> [Work to do]:
Write out again, word for word, the lines below from the line that holds "Generate a LaTeX" through the line that holds "(seg3) at (554,76)", omitting pictures.

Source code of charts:

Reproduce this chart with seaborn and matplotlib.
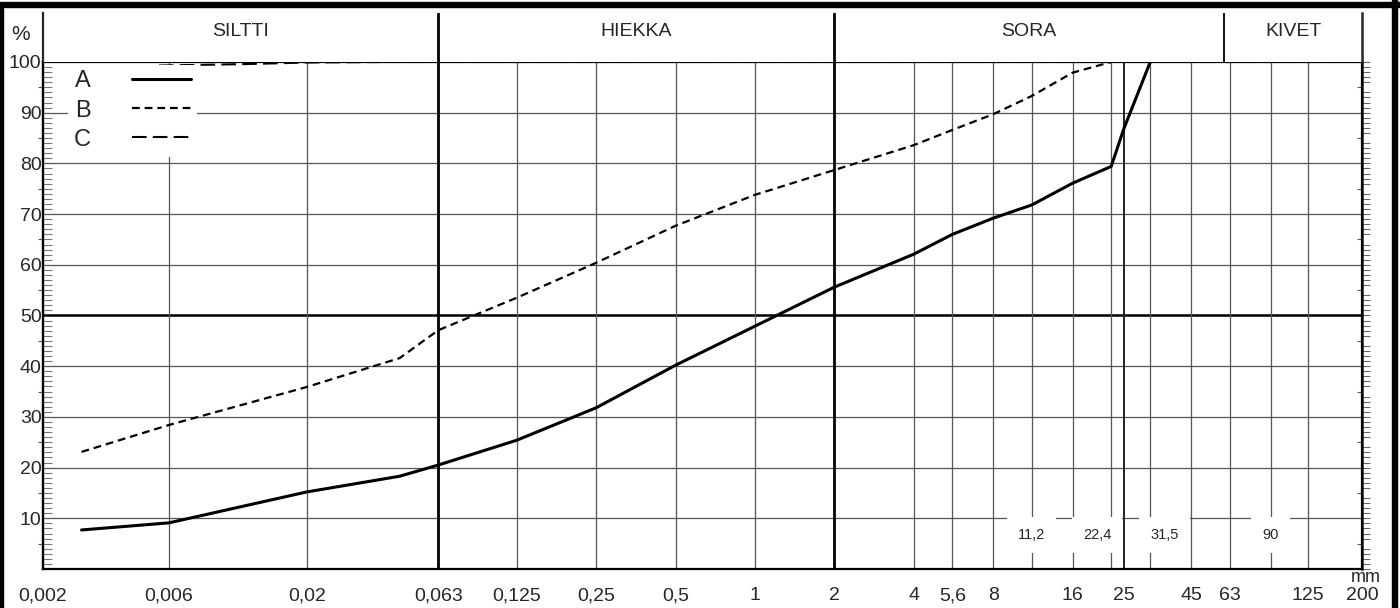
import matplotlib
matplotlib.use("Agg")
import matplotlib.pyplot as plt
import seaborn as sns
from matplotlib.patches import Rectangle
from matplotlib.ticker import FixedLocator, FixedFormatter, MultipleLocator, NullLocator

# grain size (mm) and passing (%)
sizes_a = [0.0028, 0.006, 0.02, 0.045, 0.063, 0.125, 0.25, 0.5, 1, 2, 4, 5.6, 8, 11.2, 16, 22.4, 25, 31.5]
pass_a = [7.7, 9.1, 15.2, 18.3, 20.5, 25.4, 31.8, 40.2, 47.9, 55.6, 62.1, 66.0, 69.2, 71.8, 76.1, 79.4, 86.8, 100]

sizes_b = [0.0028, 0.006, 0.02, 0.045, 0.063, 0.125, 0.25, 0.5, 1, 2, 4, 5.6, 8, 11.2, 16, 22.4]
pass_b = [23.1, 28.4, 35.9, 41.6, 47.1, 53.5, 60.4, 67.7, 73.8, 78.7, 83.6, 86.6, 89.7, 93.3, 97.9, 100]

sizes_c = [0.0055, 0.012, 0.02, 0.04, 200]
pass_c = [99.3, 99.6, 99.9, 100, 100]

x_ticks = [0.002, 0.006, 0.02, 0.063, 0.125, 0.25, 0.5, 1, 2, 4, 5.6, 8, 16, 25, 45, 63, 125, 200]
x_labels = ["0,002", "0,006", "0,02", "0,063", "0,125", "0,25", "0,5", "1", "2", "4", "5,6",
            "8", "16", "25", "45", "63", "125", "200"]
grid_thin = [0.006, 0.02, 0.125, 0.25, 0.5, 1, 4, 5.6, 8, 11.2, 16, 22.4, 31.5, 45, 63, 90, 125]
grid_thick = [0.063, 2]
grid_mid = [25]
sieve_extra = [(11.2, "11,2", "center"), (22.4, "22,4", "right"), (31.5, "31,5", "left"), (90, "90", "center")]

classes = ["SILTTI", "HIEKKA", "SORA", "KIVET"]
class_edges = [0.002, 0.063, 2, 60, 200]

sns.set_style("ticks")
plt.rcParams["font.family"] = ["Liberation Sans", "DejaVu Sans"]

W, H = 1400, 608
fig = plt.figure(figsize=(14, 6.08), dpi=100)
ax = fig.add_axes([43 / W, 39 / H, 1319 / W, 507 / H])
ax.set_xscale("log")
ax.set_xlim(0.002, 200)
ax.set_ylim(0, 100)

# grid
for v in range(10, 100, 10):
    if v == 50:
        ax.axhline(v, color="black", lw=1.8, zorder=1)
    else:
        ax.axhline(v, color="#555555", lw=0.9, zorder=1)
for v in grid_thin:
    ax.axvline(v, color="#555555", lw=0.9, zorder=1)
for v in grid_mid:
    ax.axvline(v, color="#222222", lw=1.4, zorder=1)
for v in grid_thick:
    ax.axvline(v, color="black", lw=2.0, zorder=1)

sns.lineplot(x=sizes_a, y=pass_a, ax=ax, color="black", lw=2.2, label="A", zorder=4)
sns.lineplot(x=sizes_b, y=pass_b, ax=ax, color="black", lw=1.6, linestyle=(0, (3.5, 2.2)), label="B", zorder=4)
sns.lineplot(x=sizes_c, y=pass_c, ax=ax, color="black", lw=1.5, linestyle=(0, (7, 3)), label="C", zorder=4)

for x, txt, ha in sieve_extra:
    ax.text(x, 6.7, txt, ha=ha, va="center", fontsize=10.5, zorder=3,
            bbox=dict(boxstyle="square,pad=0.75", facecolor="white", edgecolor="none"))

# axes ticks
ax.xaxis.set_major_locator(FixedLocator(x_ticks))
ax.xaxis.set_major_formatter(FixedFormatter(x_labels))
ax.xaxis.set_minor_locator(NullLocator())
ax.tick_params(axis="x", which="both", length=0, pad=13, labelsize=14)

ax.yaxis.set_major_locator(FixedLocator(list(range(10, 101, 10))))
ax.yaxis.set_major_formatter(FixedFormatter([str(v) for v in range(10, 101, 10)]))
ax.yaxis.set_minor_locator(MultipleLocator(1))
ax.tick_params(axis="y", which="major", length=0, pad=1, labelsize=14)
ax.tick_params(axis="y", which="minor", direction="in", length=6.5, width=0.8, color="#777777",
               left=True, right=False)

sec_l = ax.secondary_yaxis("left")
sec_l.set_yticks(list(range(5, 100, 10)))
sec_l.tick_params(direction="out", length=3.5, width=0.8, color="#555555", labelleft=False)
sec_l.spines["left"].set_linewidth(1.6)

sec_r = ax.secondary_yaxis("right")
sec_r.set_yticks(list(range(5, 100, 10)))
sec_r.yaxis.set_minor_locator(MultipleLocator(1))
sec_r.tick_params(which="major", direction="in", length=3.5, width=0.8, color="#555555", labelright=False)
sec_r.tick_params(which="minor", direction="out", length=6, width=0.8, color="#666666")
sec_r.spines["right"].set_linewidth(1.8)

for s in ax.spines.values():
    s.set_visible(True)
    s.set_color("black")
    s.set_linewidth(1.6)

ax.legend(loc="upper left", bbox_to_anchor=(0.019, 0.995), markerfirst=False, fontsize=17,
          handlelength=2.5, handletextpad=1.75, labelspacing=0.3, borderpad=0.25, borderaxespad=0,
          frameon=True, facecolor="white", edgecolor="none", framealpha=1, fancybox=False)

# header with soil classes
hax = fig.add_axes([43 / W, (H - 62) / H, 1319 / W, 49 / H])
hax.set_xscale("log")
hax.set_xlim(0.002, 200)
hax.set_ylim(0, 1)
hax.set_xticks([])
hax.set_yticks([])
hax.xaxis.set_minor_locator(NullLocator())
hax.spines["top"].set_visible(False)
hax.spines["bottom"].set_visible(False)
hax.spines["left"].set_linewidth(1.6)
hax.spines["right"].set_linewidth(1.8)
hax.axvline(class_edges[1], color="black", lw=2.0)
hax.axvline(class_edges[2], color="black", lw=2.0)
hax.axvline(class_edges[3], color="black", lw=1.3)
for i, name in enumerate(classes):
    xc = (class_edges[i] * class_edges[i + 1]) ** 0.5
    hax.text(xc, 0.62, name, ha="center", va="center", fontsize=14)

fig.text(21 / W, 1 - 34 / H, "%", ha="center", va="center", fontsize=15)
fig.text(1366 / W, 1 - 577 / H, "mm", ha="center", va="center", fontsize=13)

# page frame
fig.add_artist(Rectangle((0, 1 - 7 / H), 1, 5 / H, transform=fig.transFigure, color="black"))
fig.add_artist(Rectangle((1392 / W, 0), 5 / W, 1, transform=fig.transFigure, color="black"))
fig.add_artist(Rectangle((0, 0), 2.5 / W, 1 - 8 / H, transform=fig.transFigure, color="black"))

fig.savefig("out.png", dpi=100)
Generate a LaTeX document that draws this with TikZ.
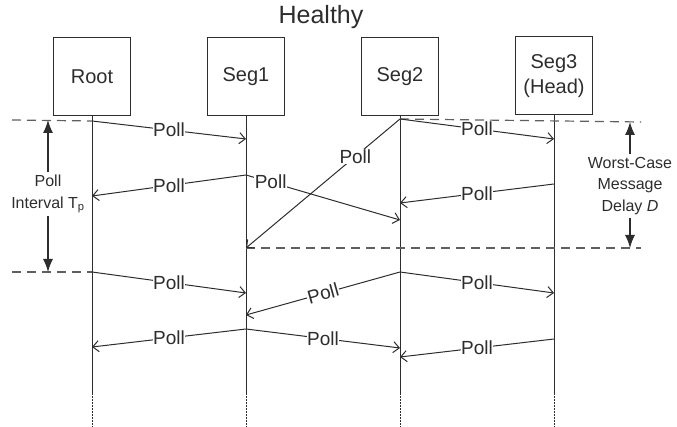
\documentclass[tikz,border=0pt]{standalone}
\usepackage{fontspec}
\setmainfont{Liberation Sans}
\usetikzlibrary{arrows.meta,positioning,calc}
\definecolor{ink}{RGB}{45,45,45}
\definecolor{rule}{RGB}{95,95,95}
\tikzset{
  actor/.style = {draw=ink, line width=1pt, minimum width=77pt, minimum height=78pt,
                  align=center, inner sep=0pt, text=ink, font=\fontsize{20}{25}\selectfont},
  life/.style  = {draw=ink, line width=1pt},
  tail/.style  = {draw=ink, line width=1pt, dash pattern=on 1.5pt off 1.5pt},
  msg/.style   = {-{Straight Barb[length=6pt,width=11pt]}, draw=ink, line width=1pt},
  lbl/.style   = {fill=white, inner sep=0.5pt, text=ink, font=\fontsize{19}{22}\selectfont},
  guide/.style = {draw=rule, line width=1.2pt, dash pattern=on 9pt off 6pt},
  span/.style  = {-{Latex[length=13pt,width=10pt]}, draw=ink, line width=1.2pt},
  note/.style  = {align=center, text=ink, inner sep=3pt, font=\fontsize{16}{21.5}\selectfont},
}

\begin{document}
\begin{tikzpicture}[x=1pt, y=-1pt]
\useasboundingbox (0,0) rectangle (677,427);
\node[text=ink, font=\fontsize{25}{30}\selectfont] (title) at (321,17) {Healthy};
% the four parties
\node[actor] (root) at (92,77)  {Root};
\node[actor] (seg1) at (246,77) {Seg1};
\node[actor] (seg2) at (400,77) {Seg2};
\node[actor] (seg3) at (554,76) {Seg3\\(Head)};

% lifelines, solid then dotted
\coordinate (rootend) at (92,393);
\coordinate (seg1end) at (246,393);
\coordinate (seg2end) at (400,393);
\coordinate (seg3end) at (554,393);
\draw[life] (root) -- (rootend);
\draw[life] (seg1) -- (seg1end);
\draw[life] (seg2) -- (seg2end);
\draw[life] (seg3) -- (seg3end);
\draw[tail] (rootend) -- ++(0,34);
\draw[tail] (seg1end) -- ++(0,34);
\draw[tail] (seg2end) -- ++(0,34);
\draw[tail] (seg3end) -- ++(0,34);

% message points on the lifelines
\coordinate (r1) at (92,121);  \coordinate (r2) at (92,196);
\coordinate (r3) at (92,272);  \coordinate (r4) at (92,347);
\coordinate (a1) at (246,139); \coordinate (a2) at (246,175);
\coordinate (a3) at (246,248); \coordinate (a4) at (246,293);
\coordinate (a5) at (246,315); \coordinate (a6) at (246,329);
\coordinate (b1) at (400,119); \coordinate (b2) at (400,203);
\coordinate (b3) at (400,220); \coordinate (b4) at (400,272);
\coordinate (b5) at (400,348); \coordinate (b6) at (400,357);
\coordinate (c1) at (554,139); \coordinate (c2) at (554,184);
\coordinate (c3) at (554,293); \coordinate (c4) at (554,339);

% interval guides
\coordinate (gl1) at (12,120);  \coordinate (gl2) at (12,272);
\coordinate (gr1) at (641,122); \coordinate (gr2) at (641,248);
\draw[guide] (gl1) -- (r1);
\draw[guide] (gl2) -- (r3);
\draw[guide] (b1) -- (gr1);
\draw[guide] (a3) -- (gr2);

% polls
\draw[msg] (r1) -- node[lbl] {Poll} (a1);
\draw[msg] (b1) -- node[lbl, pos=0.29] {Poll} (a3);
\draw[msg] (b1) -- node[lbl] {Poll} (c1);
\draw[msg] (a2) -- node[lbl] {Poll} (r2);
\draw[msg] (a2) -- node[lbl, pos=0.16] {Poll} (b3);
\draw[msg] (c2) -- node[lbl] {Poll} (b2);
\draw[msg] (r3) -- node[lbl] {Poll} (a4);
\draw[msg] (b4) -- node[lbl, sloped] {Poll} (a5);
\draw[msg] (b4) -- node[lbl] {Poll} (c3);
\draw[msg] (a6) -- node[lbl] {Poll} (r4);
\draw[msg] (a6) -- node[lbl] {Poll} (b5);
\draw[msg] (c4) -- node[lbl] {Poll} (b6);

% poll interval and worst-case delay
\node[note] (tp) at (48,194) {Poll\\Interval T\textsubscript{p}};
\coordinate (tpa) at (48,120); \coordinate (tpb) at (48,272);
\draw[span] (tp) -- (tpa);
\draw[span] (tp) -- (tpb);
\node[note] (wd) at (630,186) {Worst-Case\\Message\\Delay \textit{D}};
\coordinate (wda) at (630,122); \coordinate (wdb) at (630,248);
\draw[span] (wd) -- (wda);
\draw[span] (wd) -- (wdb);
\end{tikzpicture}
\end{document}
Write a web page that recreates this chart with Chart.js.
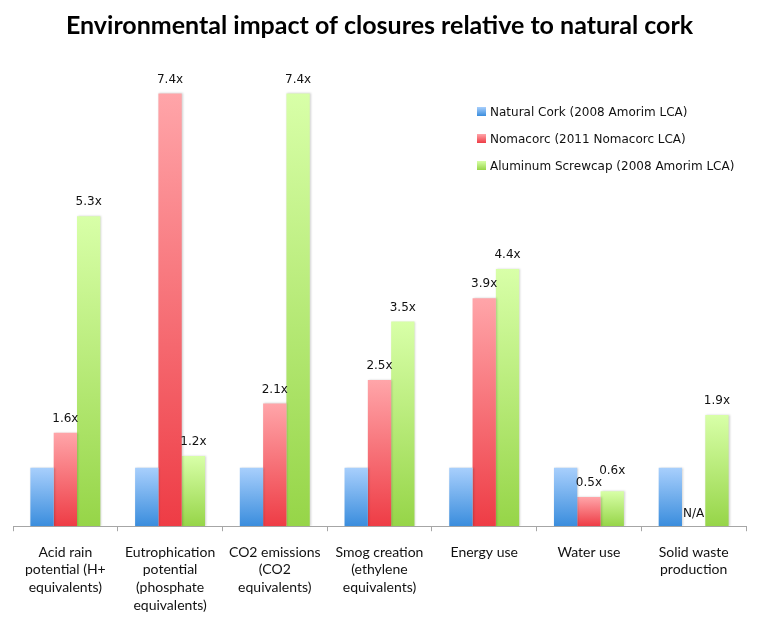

> [Solution for this task]:
Generate a LaTeX document that draws this with TikZ.
\documentclass[tikz,border=0pt]{standalone}
\usepackage{fontspec}
\setmainfont{Liberation Sans}
\usetikzlibrary{arrows.meta,positioning,calc}
\definecolor{ink}{RGB}{45,45,45}
\definecolor{rule}{RGB}{95,95,95}
\tikzset{
  actor/.style = {draw=ink, line width=1pt, minimum width=77pt, minimum height=78pt,
                  align=center, inner sep=0pt, text=ink, font=\fontsize{20}{25}\selectfont},
  life/.style  = {draw=ink, line width=1pt},
  tail/.style  = {draw=ink, line width=1pt, dash pattern=on 1.5pt off 1.5pt},
  msg/.style   = {-{Straight Barb[length=6pt,width=11pt]}, draw=ink, line width=1pt},
  lbl/.style   = {fill=white, inner sep=0.5pt, text=ink, font=\fontsize{19}{22}\selectfont},
  guide/.style = {draw=rule, line width=1.2pt, dash pattern=on 9pt off 6pt},
  span/.style  = {-{Latex[length=13pt,width=10pt]}, draw=ink, line width=1.2pt},
  note/.style  = {align=center, text=ink, inner sep=3pt, font=\fontsize{16}{21.5}\selectfont},
}

\begin{document}
\begin{tikzpicture}[x=1pt, y=-1pt]
\useasboundingbox (0,0) rectangle (677,427);
\node[text=ink, font=\fontsize{25}{30}\selectfont] (title) at (321,17) {Healthy};
% the four parties
\node[actor] (root) at (92,77)  {Root};
\node[actor] (seg1) at (246,77) {Seg1};
\node[actor] (seg2) at (400,77) {Seg2};
\node[actor] (seg3) at (554,76) {Seg3\\(Head)};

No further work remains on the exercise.